For instance, there is a new example in IFG3 involving "talk .. .about" being a verbal process, while the previous page (and IFG 1) list"talk" as behavioural.
In any case. the BNC lists one example of "mourn" with a projection:"The steward was not left to mourn that his bottles found no custom"Admittedly, one instance is not substantial. But this sentence reads ok to me at least.The principle as I understand it is that the verb has to have the POTENTIAL to project verbally to be considered mental or verbal. Otherwise it may be behavioural (as in "talk").
 Matthiessen, like Halliday, advocates taking a trinocular perspective on the grammar, looking at it 'from above', 'from roundabout' and 'from below'. This is in contradistinction to "notional coding".
 The verb talk can serve as verbal process or behavioural process, depending on how it functions in a clause. O'Donnell again makes the error of taking the verb itself as the point of departure for determining the function of an element of clause structure.
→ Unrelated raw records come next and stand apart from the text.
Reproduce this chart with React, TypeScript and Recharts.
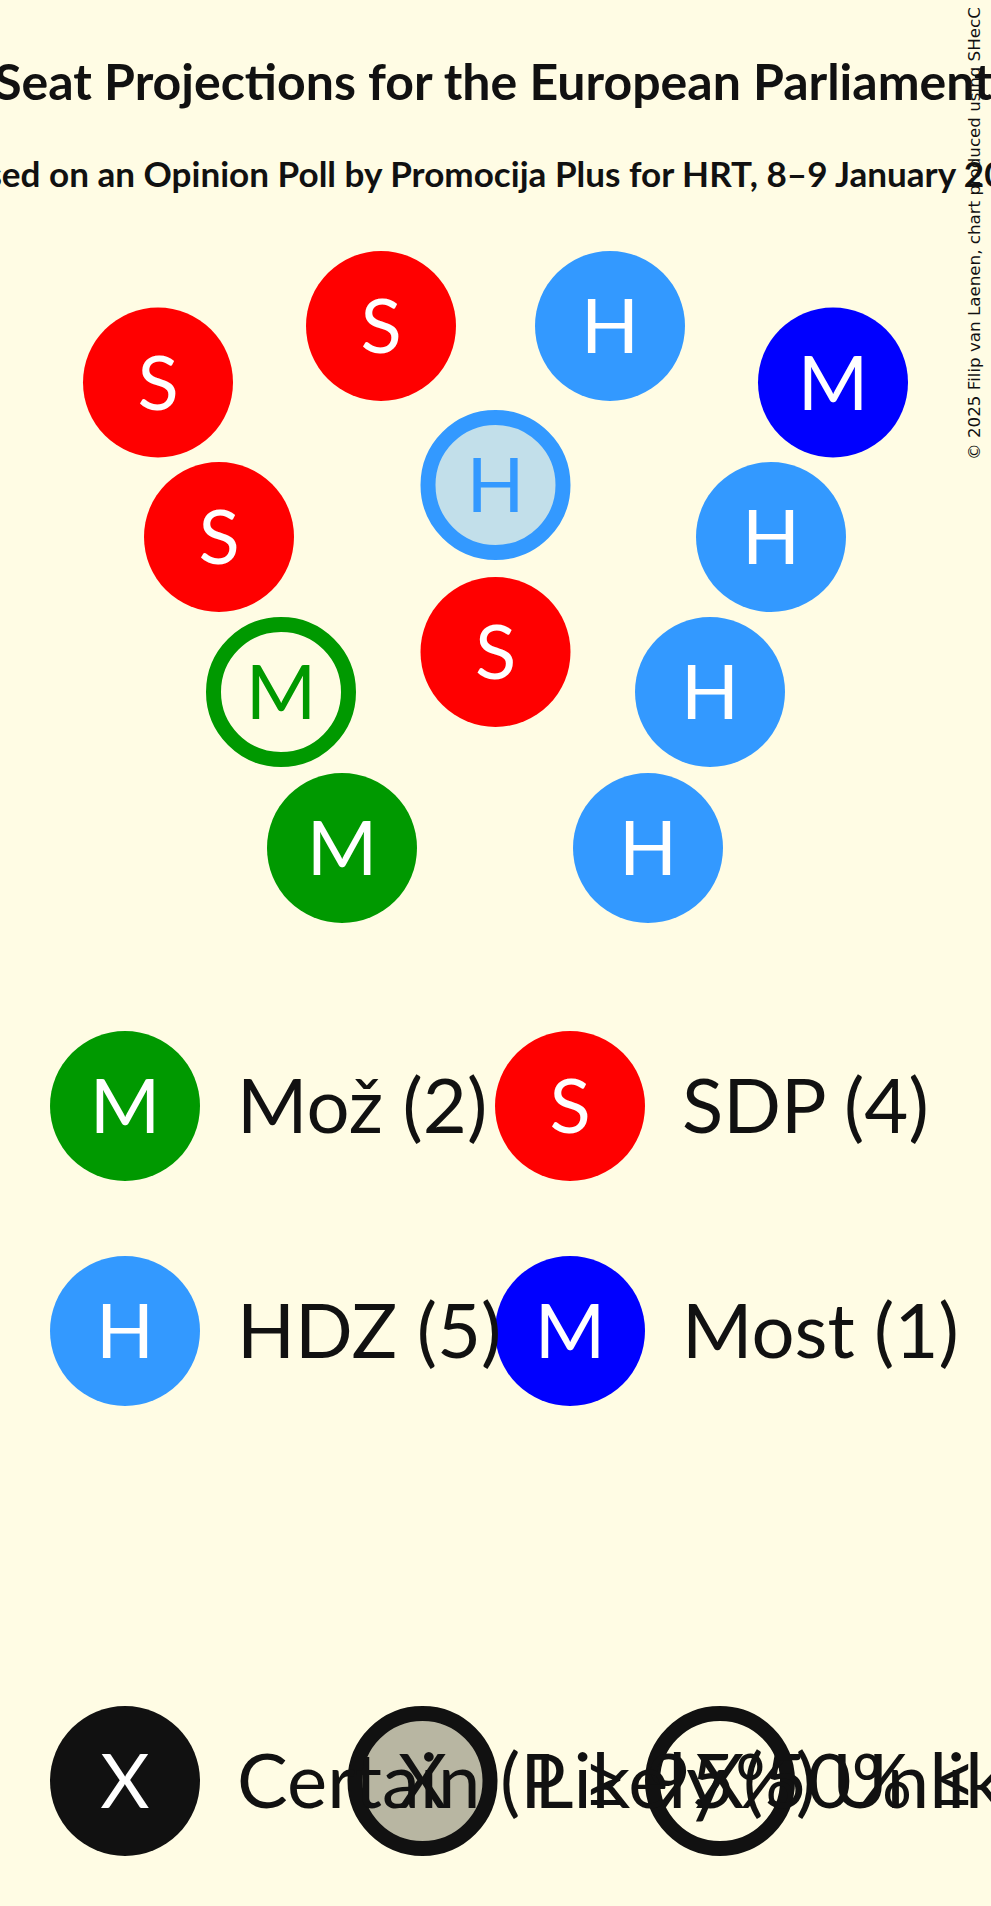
import React from "react";
import { ScatterChart, Scatter, XAxis, YAxis } from "recharts";

// seat map data (in page pixels)
const seatParty = ["SDP", "SDP", "HDZ", "Most", "SDP", "HDZ", "HDZ", "Mož", "SDP", "HDZ", "Mož", "HDZ"];
const seatX = [158, 381, 610, 833, 219, 495.5, 771, 281, 495.5, 710, 342, 648];
const seatY = [382.5, 326, 326, 382.5, 537, 485, 537, 692, 652, 692, 848, 848];
const seatCertain = [true, true, true, true, true, false, true, false, true, true, true, true];

const parties = ["Mož", "SDP", "HDZ", "Most"];
const partyLetter = ["M", "S", "H", "M"];
const partySeats = [2, 4, 5, 1];
const partyColor = ["#009900", "#FF0000", "#3399FF", "#0000FF"];

const statusLabels = ["Certain (P ≥ 95%)", "Likely (50% ≤ P < 95%)", "Unlikely (P < 50%)"];

const W = 991;
const H = 1906;
const BG = "#FFFCE4";
const INK = "#111111";
const R = 75;
const FONT = "Lato, 'DejaVu Sans', sans-serif";
const LABEL_DX = 112;

if (typeof document !== "undefined") {
  document.body.style.margin = "0";
  document.body.style.background = BG;
}

const seatData = seatParty.map((p, i) => {
  const k = parties.indexOf(p);
  return { x: seatX[i], y: seatY[i], letter: partyLetter[k], color: partyColor[k], certain: seatCertain[i] };
});

const partyLegend = parties.map((p, i) => ({
  x: i % 2 === 0 ? 125 : 570,
  y: 1106 + Math.floor(i / 2) * 225,
  letter: partyLetter[i],
  color: partyColor[i],
  certain: true,
  label: `${p} (${partySeats[i]})`,
}));

const statusLegend = statusLabels.map((label, i) => ({
  x: 125 + i * 297.5,
  y: 1781,
  letter: "X",
  color: INK,
  certain: i === 0,
  inner: i === 1 ? "#B8B6A2" : BG,
  label,
}));

const Letter = ({ x, y, fill, children }: any) => (
  <text x={x} y={y + 27} textAnchor="middle" fontFamily={FONT} fontSize={76} fill={fill}>
    {children}
  </text>
);

const MarkShape = (props: any) => {
  const { cx, cy, payload } = props;
  if (payload.certain) {
    return (
      <g>
        <circle cx={cx} cy={cy} r={R} fill={payload.color} />
        <Letter x={cx} y={cy} fill="#FFFFFF">{payload.letter}</Letter>
      </g>
    );
  }
  const inner = payload.inner ?? (payload.color === "#3399FF" ? "#C2DFEA" : BG);
  return (
    <g>
      <circle cx={cx} cy={cy} r={R - 7.5} fill={inner} stroke={payload.color} strokeWidth={15} />
      <Letter x={cx} y={cy} fill={payload.color}>{payload.letter}</Letter>
    </g>
  );
};

const LabelShape = (props: any) => {
  const { cx, cy, payload } = props;
  return (
    <text x={cx + LABEL_DX} y={cy + 27} fontFamily={FONT} fontSize={76} fill={INK}>
      {payload.label}
    </text>
  );
};

export default function App() {
  return (
    <div style={{ width: W, height: H, background: BG, overflow: "hidden" }}>
      <ScatterChart width={W} height={H} margin={{ top: 0, right: 0, bottom: 0, left: 0 }}>
        <rect x={0} y={0} width={W} height={H} fill={BG} />
        <XAxis type="number" dataKey="x" domain={[0, W]} hide />
        <YAxis type="number" dataKey="y" domain={[0, H]} reversed hide />
        <text x={W / 2 - 2} y={100} textAnchor="middle" fontFamily={FONT} fontWeight={700} fontSize={50} fill={INK}>
          Seat Projections for the European Parliament
        </text>
        <text x={W / 2} y={187} textAnchor="middle" fontFamily={FONT} fontWeight={700} fontSize={35.1} fill={INK}>
          Based on an Opinion Poll by Promocija Plus for HRT, 8–9 January 2025
        </text>
        <Scatter data={seatData} shape={MarkShape} isAnimationActive={false} />
        <Scatter data={partyLegend} shape={MarkShape} isAnimationActive={false} />
        <Scatter data={statusLegend} shape={MarkShape} isAnimationActive={false} />
        <Scatter data={partyLegend} shape={LabelShape} isAnimationActive={false} />
        <Scatter data={statusLegend} shape={LabelShape} isAnimationActive={false} />
        <text transform="rotate(-90)" x={-460} y={980} fontFamily="'DejaVu Sans', sans-serif" fontSize={16.7} fill={INK}>
          © 2025 Filip van Laenen, chart produced using SHecC
        </text>
      </ScatterChart>
    </div>
  );
}
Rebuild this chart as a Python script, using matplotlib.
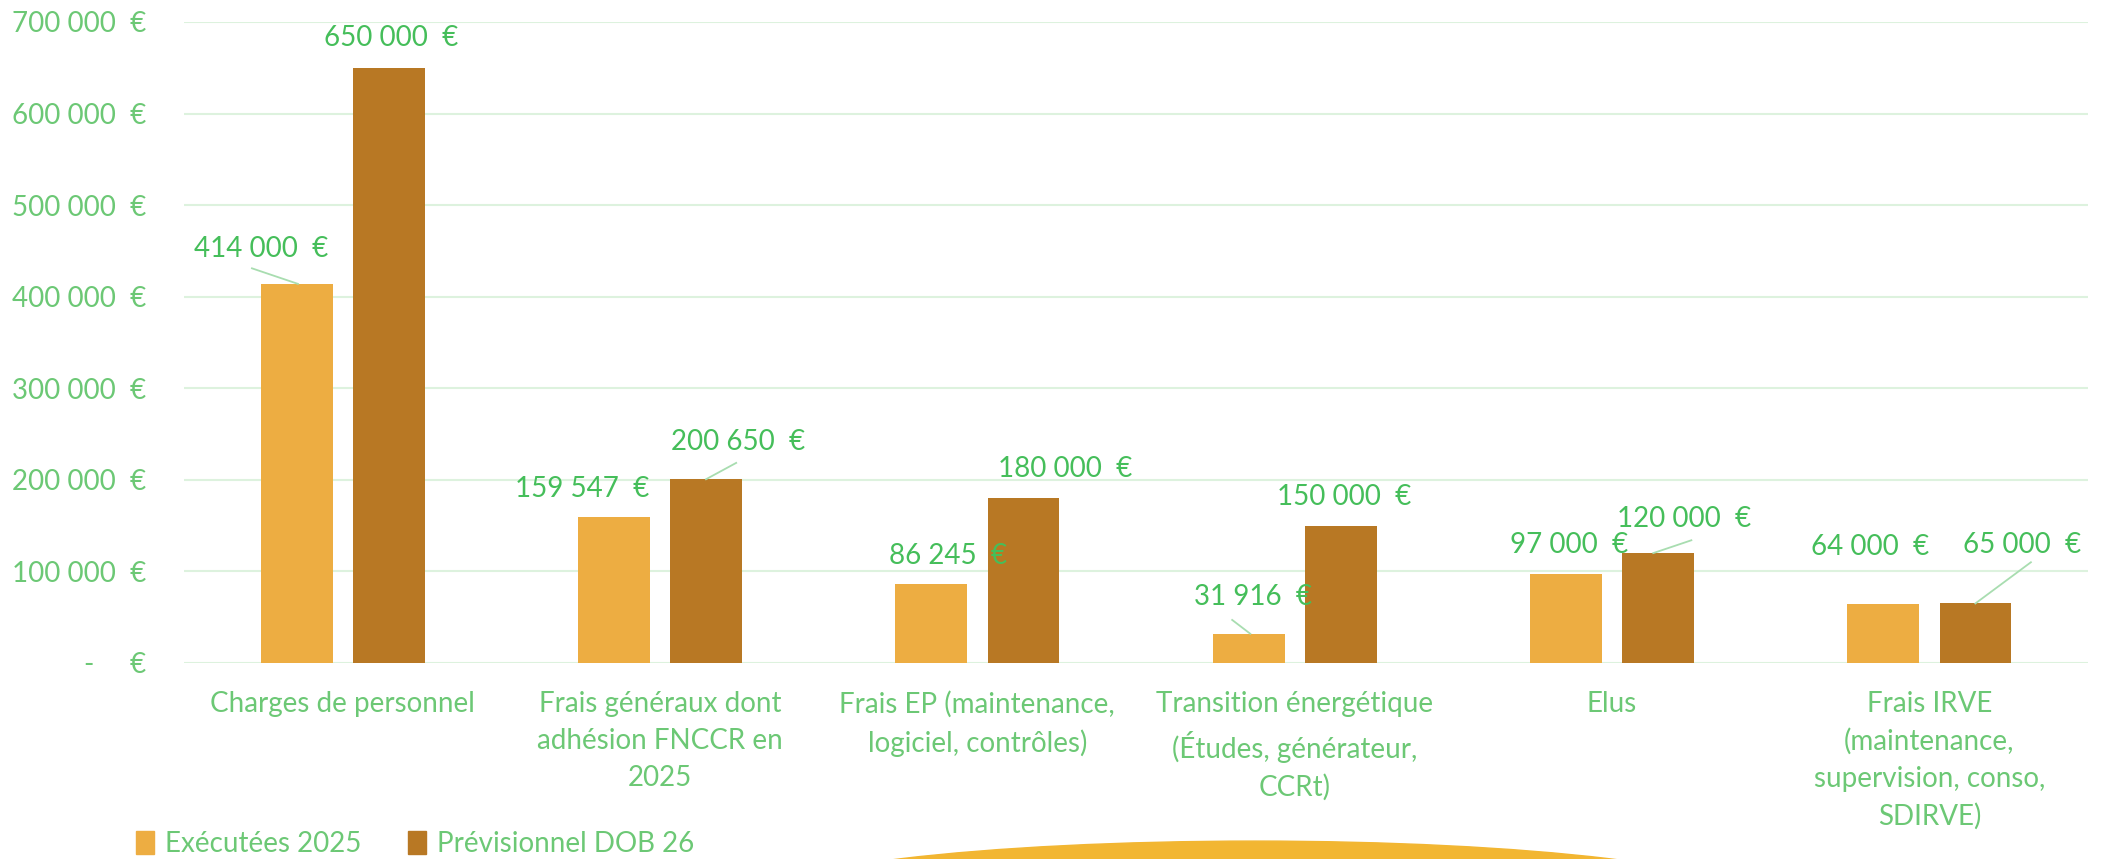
import matplotlib.pyplot as plt
from matplotlib.patches import Ellipse, Patch
import numpy as np

categories = ["Charges de personnel",
              "Frais généraux dont\nadhésion FNCCR en\n2025",
              "Frais EP (maintenance,\nlogiciel, contrôles)",
              "Transition énergétique\n(Études, générateur,\nCCRt)",
              "Elus",
              "Frais IRVE\n(maintenance,\nsupervision, conso,\nSDIRVE)"]
executees = [414000, 159547, 86245, 31916, 97000, 64000]
previsionnel = [650000, 200650, 180000, 150000, 120000, 65000]
series_names = ["Exécutées 2025", "Prévisionnel DOB 26"]
yticks = [0, 100000, 200000, 300000, 400000, 500000, 600000, 700000]

c_light = "#EDAD42"
c_dark = "#B87824"
c_tick = "#6CC875"
c_lab = "#45BE5A"
c_grid = "#DDF2DE"
c_lead = "#A8DDB0"

plt.rcParams['font.family'] = ['Lato', 'DejaVu Sans']

fig = plt.figure(figsize=(21.25, 8.59), dpi=100)
ax = fig.add_axes([0.0866, 0.2282, 0.896, 0.7462])

x = np.arange(len(categories))
w = 0.226
off = 0.145
ax.bar(x - off, executees, w, color=c_light, zorder=3)
ax.bar(x + off, previsionnel, w, color=c_dark, zorder=3)

ax.set_xlim(-0.5, 5.5)
ax.set_ylim(0, 700000)
ax.set_yticks(yticks)


def fmt(v):
    if v == 0:
        return "-     €"
    return f"{v:,.0f}".replace(",", " ") + "  €"


ax.set_yticklabels([fmt(v) for v in yticks], color=c_tick, fontsize=20)
ax.tick_params(axis='y', length=0, pad=27)
ax.set_xticks(x)
ax.set_xticklabels(categories, color=c_tick, fontsize=20, linespacing=1.52, va='top')
ax.tick_params(axis='x', length=0, pad=20)
ax.grid(axis='y', color=c_grid, linewidth=1.5, zorder=0)
for s in ax.spines.values():
    s.set_visible(False)

# label positions: x offset from group centre, y in data units
lab1 = [(-0.257, 452000), (-0.245, 190000), (-0.092, 117000),
        (-0.131, 72500), (-0.136, 129000), (-0.188, 127000)]
lab2 = [(0.153, 682000), (0.247, 241000), (0.276, 212000),
        (0.155, 181000), (0.227, 157000), (0.291, 129000)]

for i in range(len(categories)):
    for vals, labs in ((executees, lab1), (previsionnel, lab2)):
        dx, ly = labs[i]
        txt = f"{vals[i]:,.0f}".replace(",", " ") + "  €"
        ax.text(i + dx, ly, txt, color=c_lab, fontsize=20, ha='center', va='center', zorder=5)

# leader lines
ax.plot([-0.286, -0.141], [431000, executees[0]], color=c_lead, lw=1.3, zorder=4)
ax.plot([3 - 0.197, 3 - 0.14], [47000, executees[3]], color=c_lead, lw=1.3, zorder=4)
ax.plot([1 + 0.24, 1 + 0.145], [218500, previsionnel[1]], color=c_lead, lw=1.3, zorder=4)
ax.plot([4 + 0.25, 4 + 0.13], [134000, previsionnel[4]], color=c_lead, lw=1.3, zorder=4)
ax.plot([5 + 0.32, 5 + 0.145], [110000, previsionnel[5]], color=c_lead, lw=1.3, zorder=4)

handles = [Patch(color=c_light), Patch(color=c_dark)]
fig.legend(handles, series_names, loc='center left', bbox_to_anchor=(0.0523, 0.0175),
           ncol=2, frameon=False, fontsize=20, labelcolor=c_tick,
           handlelength=0.65, handleheight=0.9, handletextpad=0.4, columnspacing=1.65)

fig.patches.append(Ellipse((0.5906, -0.049), 0.4706, 0.1397, transform=fig.transFigure,
                           color="#F2B632", zorder=0))

fig.savefig("out.png", dpi=100)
 This example is a single clause with an embedded fact — (the fact) that his bottles found no custom — not a clause nexus of projection.
 The principle that O'Donnell "understands" is entirely of his own making, and one source of his confusion. There are subtypes of both mental and verbal processes that either don't have the potential to project, as in mental processes of perception and emotion, or are relatively unlikely to project, as in 'targeting' verbal processes.